Reporter: Muhammad Yazid | Editor: Yudho Winarto
JAKARTA. Pengusaha pertambangan batubara memprediksikan bisnis tahun ini masih suram. Harga jual batubara yang rendah serta kepastian hukum di industri pertambangan masih menjadi tantangan utama bagi pengusaha batubara di tahun 2015.
Supriatna Sahala, Direktur Eksekutif Asosiasi Pertambangan Batubara Indonesia, memaparkan sejumlah persoalan yang menghambat industri batubara nasional. Pertama, belum ada kepastian hukum untuk jangka panjang. Padahal tingkat pengembalian investasi pertambangan batubara tergolong lama.
Karena itu, menurut Supriatna, industri pertambangan batubara memerlukan jaminan kepastian hukum. Jaminan tersebut harus berlaku adil, baik bagi pengusaha pemegang izin usaha pertambangan (IUP) ataupun perjanjian karya pengusahaan pertambangan batubara (PKP2B).
Ia mencontohkan, renegosiasi PKP2B dilakukan tanpa memperhatikan kepentingan pengusaha. Misalnya, pemerintah mewajibkan pemilik PKP2B melaksanakan pengolahan batubara dan peningkatan nilai tambah untuk kepentingan negara.
Sementara pemilik IUP, kata Supriatna, juga harus menghadapi kenaikan tarif royalti batubara. Dia menilai, kenaikan tarif royalti IUP batubara tergolong tinggi.
Sebagai gambaran, Peraturan Pemerintah No 9/2012 tentang Tarif Pendapatan Negara Bukan Pajak Kementerian Energi dan Sumber Daya Mineral menetapkan royalti IUP batubara antara 3%-7% tergantung kadar kalori. Kini, pemerintah menaikkan royalti IUP batubara menjadi 7%-13,5% tergantung kadar kalorinya.
Hambatan kedua, harga jual batubara merosot, sementara biaya produksi naik. Akibatnya, beberapa pengusaha pemilik IUP dan PKP2B di Jambi dan Kalimantan Selatan menghentikan sementara operasi pertambangannya.
Ketiga, lemahnya penegakan hukum tambang batubara ilegal. Kondisi ini membuat pasokan berlebih sehingga semakin menekan harga batubara. "Selama ini suplai batubara ilegal bisa mencapai 60 juta ton per tahun," kata Supriatna, dalam diskusi dengan tema Indonesia Mining Outlook 2015, Rabu (28/1).

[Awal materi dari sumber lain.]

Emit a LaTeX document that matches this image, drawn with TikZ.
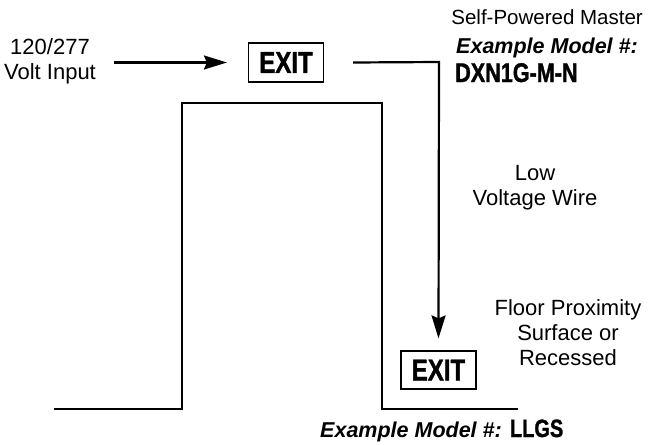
\documentclass[tikz,border=0pt]{standalone}
\usepackage{fontspec}
\setmainfont{Liberation Sans}
\newfontfamily\condfont[FakeStretch=0.8,FakeBold=1.2]{Liberation Sans Bold}
\usetikzlibrary{arrows.meta}
\tikzset{
  wall/.style={line width=2.2pt, line cap=rect},
  wire/.style={line width=2.2pt},
  tip/.style={-{Stealth[length=23pt,width=14pt,inset=3pt]}},
  exitbox/.style={draw, line width=1.2pt, minimum width=75pt, minimum height=39pt, inner sep=0pt, font=\condfont\fontsize{30}{30}\selectfont},
  lbl/.style={align=center, inner sep=0pt, font=\fontsize{22}{25}\selectfont},
}
\begin{document}
\begin{tikzpicture}[x=1pt,y=-1pt]
\useasboundingbox (0,0) rectangle (652,444);
% room outline
\draw[wall] (55,409) -- (182,409) -- (182,103) -- (382,103) -- (382,409) -- (517,409);
% exit signs
\node[exitbox] (exit1) at (286,62.5) {EXIT};
\node[exitbox, minimum height=38pt] (exit2) at (438.5,370) {EXIT};
% input
\node[lbl] (input) at (50,61.5) {120/277\\Volt Input};
\draw[wire, tip] (114,0 |- exit1.west) -- ([xshift=-21pt]exit1.west);
% low voltage wire
\coordinate (w1) at (439,62);
\draw[wire, tip] ([xshift=29pt]exit1.east) -- (w1) -- ([yshift=12pt]exit2.north);
% labels
\node[lbl] (lvw) at (535,187.5) {Low\\Voltage Wire};
\node[lbl] (floor) at (568,333) {Floor Proximity\\Surface or\\Recessed};
\node[lbl, anchor=base east, font=\fontsize{20.5}{24}\selectfont] (spm) at (643,25) {Self-Powered Master};
\node[lbl, anchor=base west, font=\bfseries\itshape\fontsize{21.5}{24}\selectfont] (ex1) at (456,53) {Example Model \#:};
\node[lbl, anchor=base west, font=\condfont\fontsize{27}{27}\selectfont] (dxn) at (455,82) {DXN1G-M-N};
\node[lbl, anchor=base west] (ex2) at (320,437) {{\bfseries\itshape\fontsize{21.5}{24}\selectfont Example Model \#:} {\condfont\fontsize{25}{25}\selectfont LLGS}};
\end{tikzpicture}
\end{document}
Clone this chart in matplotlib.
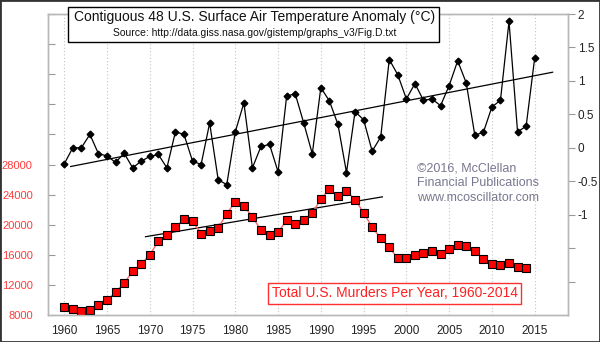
import numpy as np
import matplotlib.pyplot as plt
from matplotlib.patches import Rectangle

plt.rcParams['font.family'] = ['Liberation Sans', 'DejaVu Sans']

# contiguous 48 states surface air temperature anomaly, deg C
temp_years = np.arange(1960, 2016)
temp_anom = [-0.24, 0.00, 0.00, 0.20, -0.09, -0.12, -0.22, -0.08, -0.30, -0.20,
             -0.13, -0.10, -0.30, 0.24, 0.20, -0.20, -0.25, 0.37, -0.48, -0.55,
             0.24, 0.67, -0.30, 0.02, 0.05, -0.36, 0.77, 0.81, 0.37, -0.09,
             0.90, 0.70, 0.35, -0.37, 0.54, 0.42, -0.05, 0.16, 1.32, 1.09,
             0.73, 0.96, 0.71, 0.73, 0.63, 0.93, 1.30, 0.97, 0.19, 0.23,
             0.61, 0.71, 1.89, 0.24, 0.32, 1.34]

# total U.S. murders per year
murder_years = np.arange(1960, 2015)
murders = [9110, 8740, 8530, 8640, 9360, 9960, 11040, 12240, 13800, 14760,
           16000, 17780, 18670, 19640, 20710, 20510, 18780, 19120, 19560, 21460,
           23040, 22520, 21010, 19308, 18692, 18976, 20613, 20096, 20675, 21500,
           23438, 24703, 23760, 24526, 23326, 21606, 19645, 18208, 16974, 15522,
           15586, 16037, 16229, 16528, 16148, 16740, 17309, 17128, 16465, 15399,
           14722, 14661, 14856, 14319, 14249]

# trend lines (end points)
temp_trend_years = [1960.75, 2017.1]
temp_trend_vals = [-0.28, 1.13]
murder_trend_years = [1969.5, 1997.2]
murder_trend_vals = [18400, 23700]

year_ticks = np.arange(1960, 2016, 5)
murder_ticks = np.arange(8000, 48001, 4000)
murder_labels = [str(v) if v <= 28000 else '' for v in murder_ticks]
temp_ticks = np.arange(-2.0, 2.01, 0.5)
temp_labels = [f'{v:g}' if v >= -1 else '' for v in temp_ticks]

fig = plt.figure(figsize=(6, 3.42), dpi=100)
ax = fig.add_axes([0.08, 0.079, 0.8667, 0.880])
ax2 = ax.twinx()

frame = '#b8b8b8'
for a in (ax, ax2):
    for s in a.spines.values():
        s.set_color(frame)
        s.set_linewidth(1.0)

ax.set_xlim(1958.1, 2018.9)
ax.set_ylim(8000, 48000)
ax2.set_ylim(-2.5, 2.0)

ax.set_xticks(year_ticks)
ax.grid(axis='x', color='#c4c4c4', linestyle=(0, (1, 2)), linewidth=0.8)
ax.tick_params(axis='x', length=0, pad=7, labelsize=8.5, labelcolor='#222222')

ax.set_yticks(murder_ticks)
ax.set_yticklabels(murder_labels)
ax.tick_params(axis='y', direction='in', length=5, pad=11, color='#999999',
               labelsize=8, labelcolor='#ff3c3c')
for lbl in ax.get_yticklabels():
    lbl.set_family(['Liberation Sans Narrow', 'Liberation Sans'])

ax2.set_yticks(temp_ticks)
ax2.set_yticklabels(temp_labels)
ax2.tick_params(axis='y', direction='out', length=5, pad=2, color='#999999',
                labelsize=8.5, labelcolor='#222222')

# murders
ax.plot(murder_years, murders, color='#ff6464', lw=1, zorder=3)
ax.plot(murder_years, murders, ls='none', marker='s', ms=5.2, mfc='#ff0000',
        mec='black', mew=0.8, zorder=4)
ax.plot(murder_trend_years, murder_trend_vals, color='black', lw=0.9, zorder=2)

# temperature
ax2.plot(temp_years, temp_anom, color='black', lw=0.9, marker='D', ms=3.4)
ax2.plot(temp_trend_years, temp_trend_vals, color='black', lw=0.9)

# title box
fig.add_artist(Rectangle((68 / 600, 1 - 42 / 342), 371 / 600, 35 / 342,
                         transform=fig.transFigure, facecolor='white',
                         edgecolor='black', lw=1))
fig.text(0.424, 0.951, 'Contiguous 48 U.S. Surface Air Temperature Anomaly (°C)',
         ha='center', va='center', fontsize=10, color='#111111')
fig.text(0.425, 0.9035, 'Source: http://data.giss.nasa.gov/gistemp/graphs_v3/Fig.D.txt',
         ha='center', va='center', fontsize=7.5, color='#111111')

fig.text(0.658, 0.142, 'Total U.S. Murders Per Year, 1960-2014',
         ha='center', va='center', fontsize=10, color='#ff2020',
         bbox=dict(boxstyle='square,pad=0.25', fc='white', ec='#ff3030', lw=1))

fig.text(0.695, 0.525, '©2016, McClellan\nFinancial Publications\nwww.mcoscillator.com',
         ha='left', va='top', fontsize=9, color='#787890', linespacing=1.3)

fig.add_artist(Rectangle((0, 0), 1, 1, transform=fig.transFigure, fill=False,
                         edgecolor='#333333', lw=2))

fig.savefig('out.png', dpi=100)
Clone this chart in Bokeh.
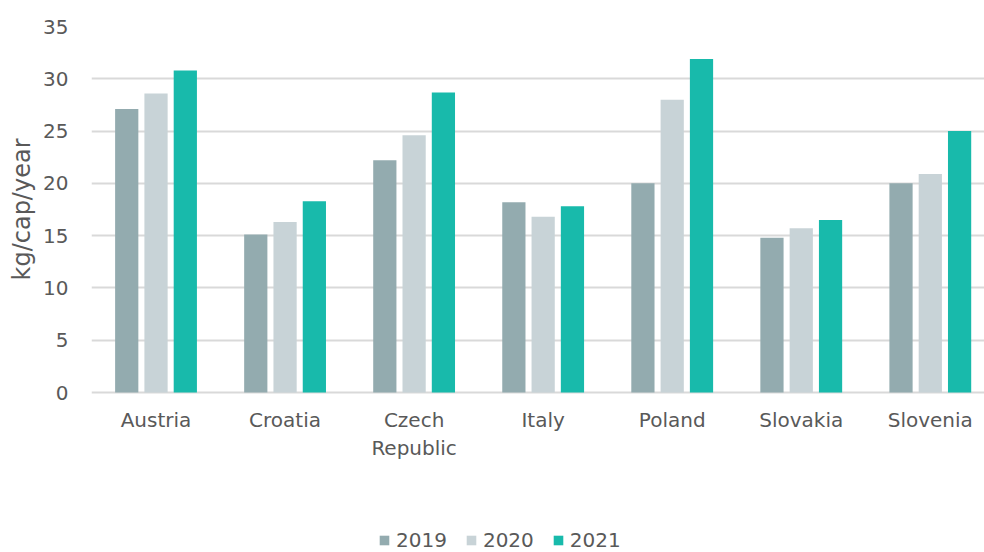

Kendala keempat, pasar dalam negeri melambat, sementara ekspor batubara dibatasi. Kelima, program peningkatan nilai tambah batubara juga jalan di tempat.
Siasati kelesuan bisnis
Dengan berbagai persoalan tersebut, pengusaha berharap pemerintah lebih serius menata industri batubara nasional. Pemanfaatan batubara untuk kebutuhan pasar lokal juga harus digenjot. Misalnya, pembangunan pembangkit listrik tenaga uap (PLTU) masuk dalam program peningkatan nilai tambah batubara, sehingga mendorong investasi pembangunan PLTU ini.
Singgih Widagdo, Corporate Secretary PT Berau Coal Tbk, mengakui bahwa pelemahan harga batubara makin menekan pebisnis batubara. Akhir Januari ini, harga batubara memang naik. Namun, ia pesimistis bisa naik tinggi seperti dua tahun lalu. "Kami memperkirakan harga masih tetap rendah. Harga acuan batubara (HBA) naik menjadi US$ 80 per ton saja sudah cukup bagus," kata dia.
Per Januari 2015, HBA adalah US$ 63,84 per ton. Angka ini turun 22,05% dibandingkan dengan HBA Januari 2014 yang mencapai US$ 81,9 per ton.
Demi mengantisipasi hal ini, Berau berupaya melakukan efesiensi dan menegosiasi ulang harga dengan kontraktor maupun penyuplai bahan bakar minyak.
Mendengar berbagai keluhan pengusaha batubara, Bambang Tjahjono, Direktur Pengusahaan dan Pembinaan dan Pengusahaan Batubara Kementerian Energi dan Sumber Daya Mineral (ESDM) hanya berjanji akan membantu meringankan beban pengusaha. Salah satunya, memangkas izin dari 56 izin menjadi 18 jenis perizinan tahun ini.